元は鍵盤ハーモニカに代わる学校用楽器を作ることが目的だったらしいが、このように音程が難しい楽器。
合奏に向いていないことから、一時は廃番になった。

しかしその音程の不安定さが生み出す「ゆるさ」は唯一無二のものであり、その魅力を知る人々から再販の要望があったという。
有名なのはピタゴラスイッチでお馴染みの「栗コーダーカルテット」だ。
やる気のないダースベイダーのテーマと言われている「帝国のマーチ」はアンデスがメロディを担当し、曲の魅力である「やる気の無さ」を演出している。

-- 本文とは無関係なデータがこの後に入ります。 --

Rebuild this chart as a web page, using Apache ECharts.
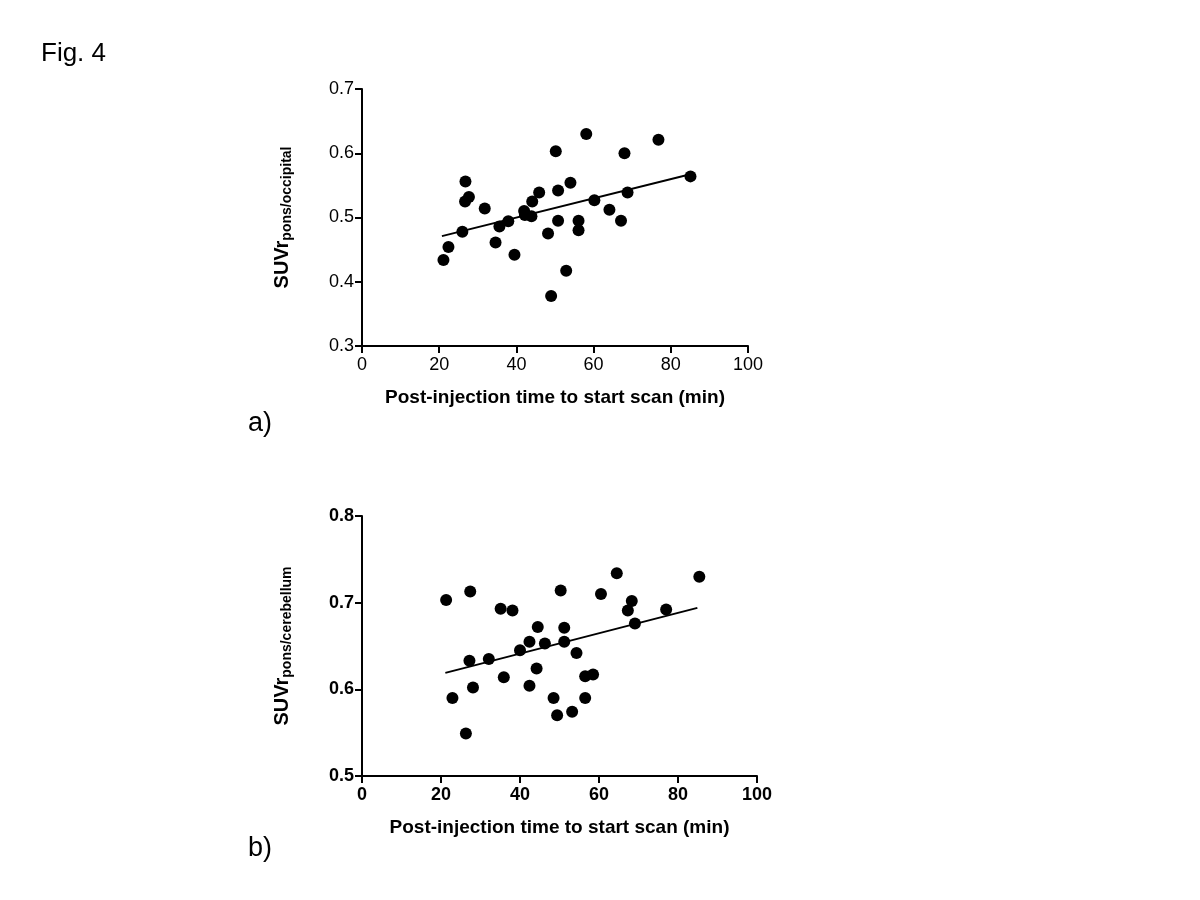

アンデスを使ってメロディを奏でれば、どんな曲もやる気が無くなる。
アンデスを覚えた私はすぐに自分用の楽器を購入し、あらゆるメロディを吹きまくった。

また、しっかり安定した音で吹くと、リコーダーとオカリナの間のような音になり、これもまたいい。
笛が似合いそうな曲を奏でると「これこれ」となる。
リコーダーでは難しい高速の動きが、鍵盤だとできることもある。
ライブでは速い曲をやるのが定番だった。

晴れた日は外にアンデスを連れ出した。
ライブで沢山の人に聞いてもらった。


アンデスの写真がこれしかなかった


アンデスは愛され者だなと良く思う。
正直、完璧な楽器ではない。
楽器をやっていると音程が正しいことが正だと言われがちだが、アンデスをやっていると考えさせられる。
完ぺきではないところに、ゆるさや良さを感じて愛されている。
だから私は音楽で行き詰まったときにアンデスを吹くと、なんだか元気になれる。
アンデスには失礼かもしれないが、私の心の安定剤だ。

音楽やっている人の副業にお勧めです。
やっていないひともぜひ、この緩さを体験してみてはいかがだろうか。